Let’s be honest: it is Christmas time but the traditional celebrations would not be complete if you don’t hear, watch or read the story par excellence of the merriest time of the year.

 

Due to the popularity of Charles Dickens’s tale and the many performances it inspired over the decades, the challenge sets high for the artists to take a different creative approach every time.

 

Great Immediately Productions New York in connection with the University of Chichester Conservatoire have embraced the task and deliver a delightful show on their last tour stop in London, at the beautiful St John's Smith Square.

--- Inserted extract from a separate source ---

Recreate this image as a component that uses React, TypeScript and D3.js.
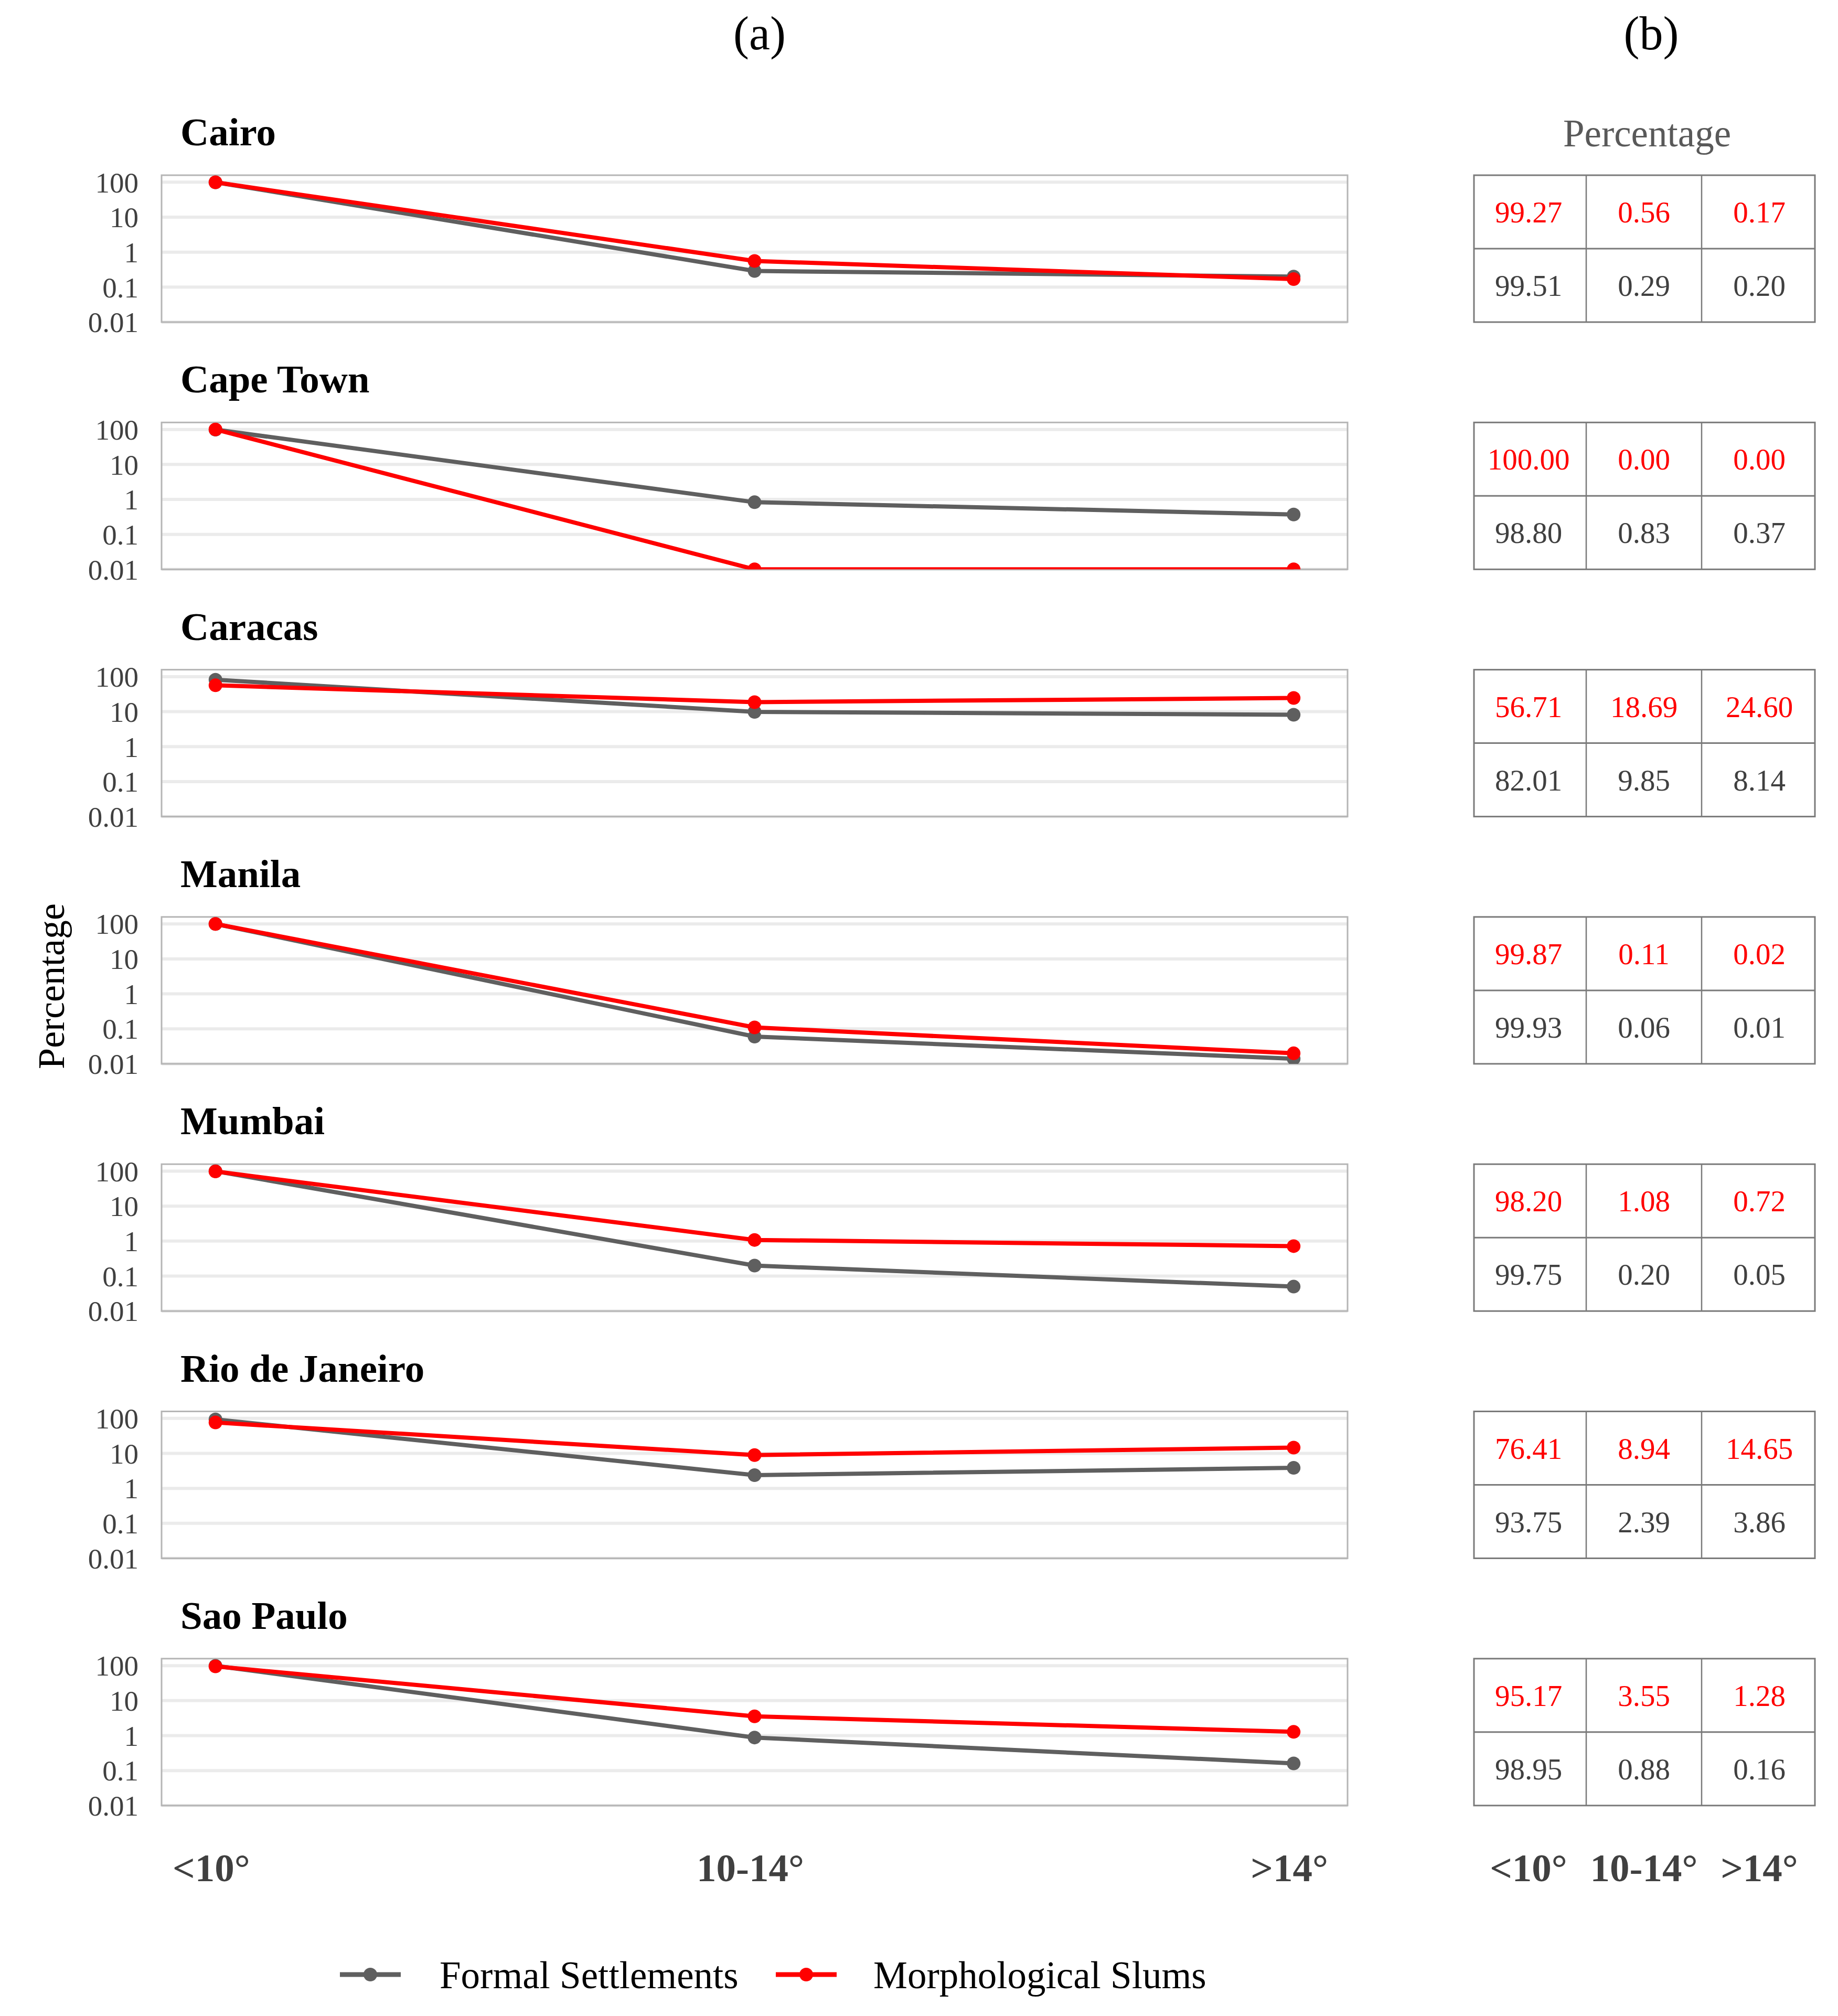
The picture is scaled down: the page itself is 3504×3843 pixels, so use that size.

It features a striking company and the sensational 56-piece Spectre Orchestra, under the direction of James Lelean.

 

 

"A Christmas Carol: The Concert" is the only known adaptation of Dickens' 1843 novella written as a dramatic concert, with singers backed by the fantastic symphony orchestra and combining all with original lyrics inspired by the text, at times humorous at times more reflective.

 

Dickens' novella was written almost 180 years ago, and historians believe it was instrumental in rekindling a sense that Christmas should be celebrated as a festive holiday. "A Christmas Carol: The Concert" keeps that tradition alive. It offers a new take on a timeless story, blending the sweep of symphonic performance with, intense, beautiful dramatic musical theatre. It brings the music to life in a way that other productions cannot.

  

Composers Christianson and Hauser have managed to evoke the grime and darkness of 19th-century London, as well as the hope and compassion in Dickens' tale.

 

Whether already familiar with the mercy and the ghosts or new to Dickens’ pages, this adaptation will easily have the audience relishing the wits and the more thoughtful sets of the story. It plays at St John’s Smith Square for two nights only, but it is such a good show that we are pretty sure it will come back for Christmas 2023.